Of course, this is the same Hank Paulson who back in 2015 burst out laughing when during an exchange at the Milken Institute admitted that his catastrophic policies had made wealth inequality wider, ultimately ushering in Donald Trump as president of the US. For those who missed it, in April 2015 Hank Paulson and Robert Rubin sat down with Sheryl Sandberg and Tim Geithner at an event hosted by Michael Milken (no less), to discuss a variety of topics. Around a half hour into the discussion, Sandberg asks Paulson about income inequality. Here’s what happens next:
Sandberg: “Yeah, so let’s follow up on a bunch of the things we were [talking about]. Let’s start with income inequality.”

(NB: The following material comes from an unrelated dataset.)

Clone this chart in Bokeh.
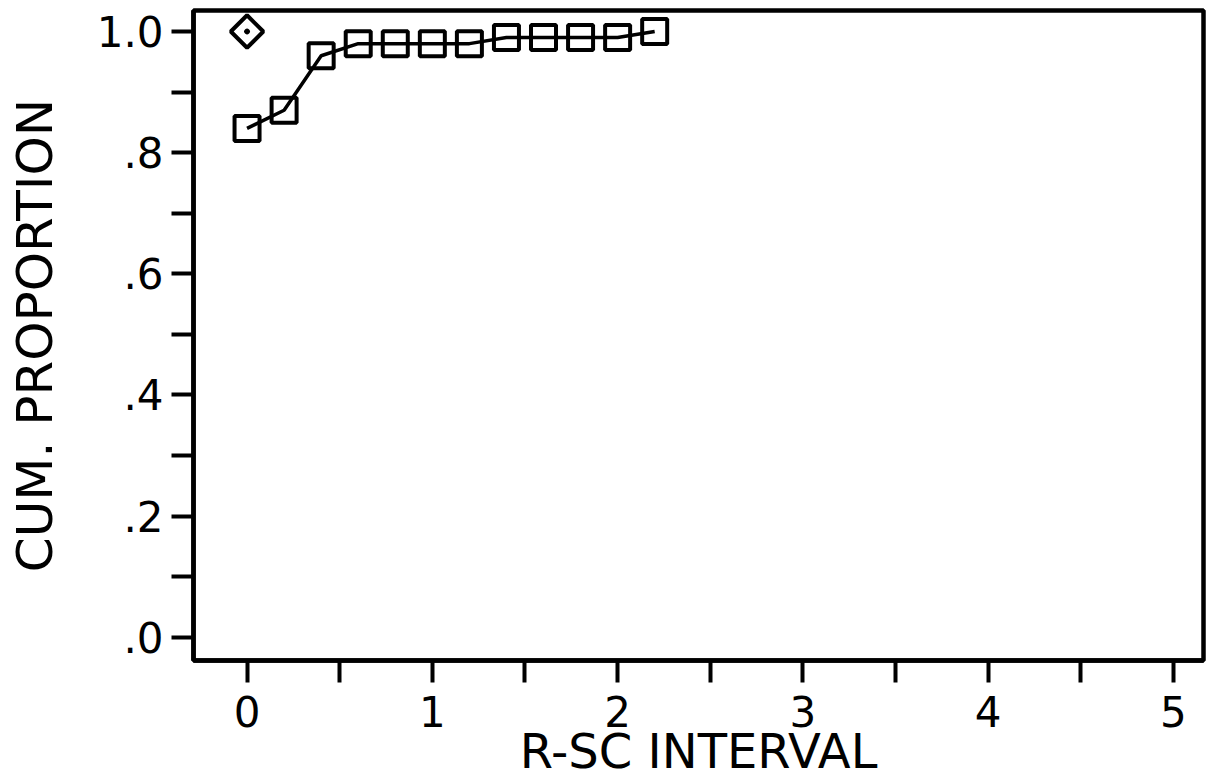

Paulson: “Ok, well.. income inequality. I think this is something we’ve all thought about. You know I was working on that topic when I was still at Goldman Sachs..”
Rubin: “In which direction? You were working on increasing it.”
Paulson then bursts out laughing: “Yeah! We were making it wider!”
And it is those very policies that led to record wealth inequality – which included a perfectly harmonious relationship with China – that Paulson would like renewed under the Biden administration.